There is a lot of research still being done in machine learning and 
computer vision right now as they are very popular fields. 
Because new models and techniques are being proposed every year, 
you might want to keep an eye out for new papers on Cornell'sarchive.org page. 
For example, here is a relatively recent paper that provides a history and 
overview of popular deep learning techniques used for image segmentation. 
We only barely scratched the surface by looking at mask our CNN. 
Don't worry if some of these papers are confusing. 
It often takes a lot of time, effort and 
background knowledge to understand the content. 
You can often find well written articles on sites like towards data science that 
break down these complex research papers into simpler terms. 
The last thing I want to mention is the idea of automating your machine learning 
process which is something we only barely touched on in the course. 
I wanted you to collect your image data manually so 
that you could examine the files on your computer or play with them in co lab. 
However, Edge impulse has a number of tools that help you automate the upload 
process so that you can collect data and send it right to your project from there. 

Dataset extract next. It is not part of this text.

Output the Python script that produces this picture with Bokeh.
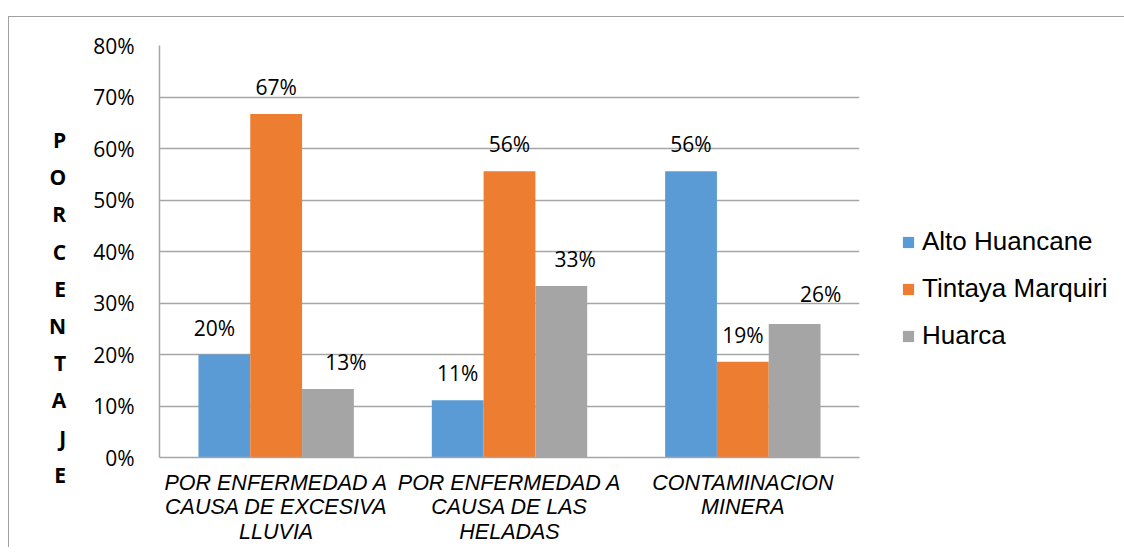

They also offer a full API so you can script the training and 
deployment process. 
I always recommend doing a few machine learning projects by hand first so 
you get an idea of how to look for over and 
under fitting as well as how to tune the hyper parameters. 
Once you get the hang of that, 
you can start to automate the process if you want to. 
For example, you could create a unique model for each system that you deploy. 
I also recommend checking out Edge impulse's blog and their Twitter page for 
fun and interesting projects that involve embedded machine learning. 
You can also find me on twitter in addition to being able to contact 
me using the Coursera tools. 
The pairing of computer vision and machine learning is a powerful combination and 
I hope that this course has given you a start to using them in your own projects. 
I want to thank you for being a student in this course, 
sticking with it till the end and 
I wish you luck in your embedded machine learning journey.